The Washington-backed YPG terrorist group, the PKK’s Syrian offshoot, is withholding resources and allowing locals in Syria’s northeastern Deir el-Zour to suffer from fuel shortages despite the province’s rich oil resources.
According to Anadolu Agency (AA), YPG terrorists, which control 70% of the oil resources in the war-torn country and also trade oil with the Syrian regime, deprive locals of their hometown’s fertile resources, ignoring the fact that winter is quickly approaching and oil is now becoming an utmost necessity.
Reports from the field say that diesel fuel, which was supposed to be distributed among people who held on to the ration cards they received in September, is still being denied to the public on the excuse that there is not enough of it or it is low quality.
Tricked by the YPG and left without any oil, locals are forced to turn to the black market to meet their needs.
The majority of the families who are suffering from the actions of the terrorist group are selling their ration cards cheaply to diesel fuel operators and are then compelled to buy the fuel off the black market for a price three times more expensive than its original value.
On the black market, 1 liter (0.26 gallons) of diesel fuel is worth 500 Syrian pounds (nearly $1). Last year at this time, locals in Deir el-Zour were able to buy 1 liter of diesel fuel for just 165 Syrian pounds.
The Syrian pound, which held steady at around 500 to the dollar for several years, went into a free fall last year, hitting a low of 3,000 in June, in anticipation of fresh sanctions from the U.S.
Speaking to AA, a local who wished to remain anonymous said the YPG “deliberately” refuses to distribute diesel fuel among the people in order to force them to sell their ration cards to either merchants or oil operators in the region.
As far as the terrorist group’s oil trade with the Syrian regime is concerned, the local man said that if the oil is not being sold to the people at high prices, it is being “smuggled” to the regime-controlled area.
Approximately 500 trucks of oil are reportedly being sold to the regime authorities every day by YPG terrorists.
A quiet partnership has existed between the terrorists and the Syrian regime, whereby Damascus buys the surplus fuel through middlemen in a smuggling operation that has continued despite political differences. The oil was expected to be a bargaining chip for YPG terrorists to negotiate a deal with the Syrian regime, which unsuccessfully tried to reach the oil fields to retake them from Daesh.
At the beginning of the month, AA reporters recorded footage of the oil resources and tankers belonging to Hussam Katerji, who is a deputy listed on the U.S. sanctions list against Syrian officials.

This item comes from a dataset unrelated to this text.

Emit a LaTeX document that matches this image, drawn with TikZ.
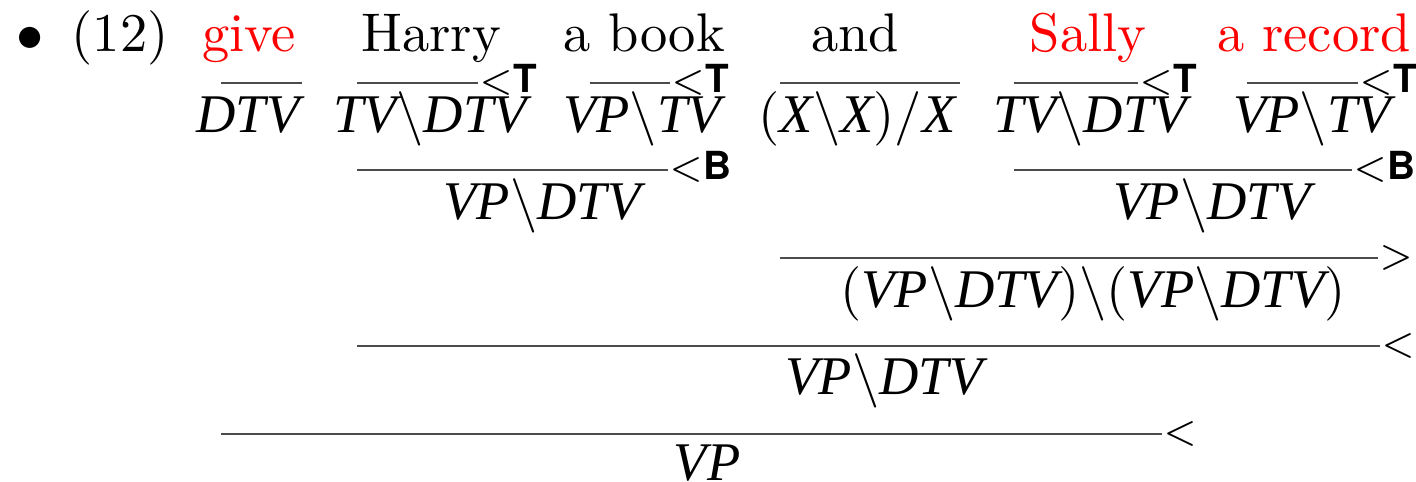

On Nov. 9, the U.S. Treasury Department said in a statement that it slapped sanctions on Syrian military officials, members of the parliament and regime entities, as well as on Syrian and Lebanese people it accused of attempting to revive Syria’s petroleum industry.
The action aims to push Bashar Assad’s regime back toward United Nations-led negotiations and broker an end to the country’s nearly decadelong war.

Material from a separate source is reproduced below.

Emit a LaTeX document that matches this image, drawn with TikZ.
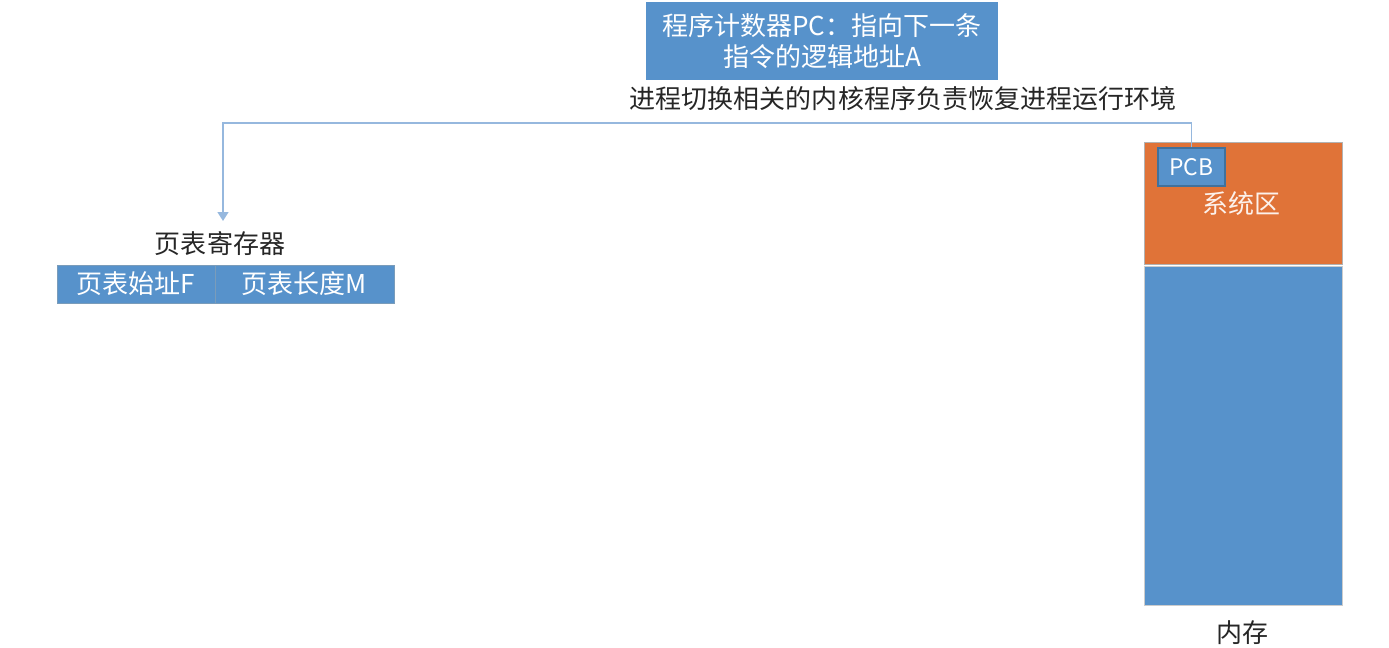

Syria produced around 380,000 barrels of oil per day before the civil war erupted following a crackdown on protests in 2011, with Iran and Russia backing Assad’s regime and the U.S. supporting the opposition.

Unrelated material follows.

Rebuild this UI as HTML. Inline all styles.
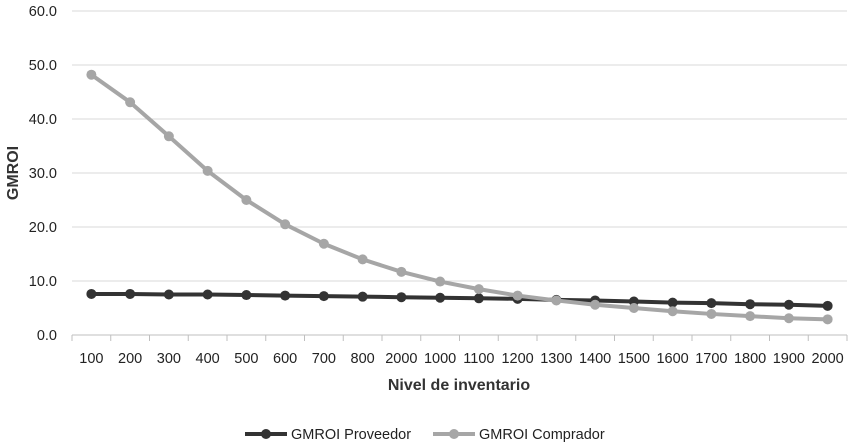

Deir el-Zour, located on the Iraqi border, has 11 oil fields. These oil fields make up around one-third of the energy resources of Syria.
Koniko, the biggest natural gas facility in the province, was captured by YPG terrorists on Sept. 23, 2017. The biggest oil field, al-Omar, was captured a month later on Oct. 22, 2017.
The U.S., which has designated the PKK as a terrorist organization, still allies itself with the YPG in Syria.
After announcing the withdrawal of U.S. troops from Syria twice, U.S. President Donald Trump has added more complexity to the U.S. military’s mission in the region by claiming a right to Syria’s oil.
In August, an oil agreement between an American company and the YPG in northern Syria was signed, eliciting harsh condemnation from Turkey, which accused the U.S. of “financing terrorism,” saying that the country’s natural resources belong to the Syrian people.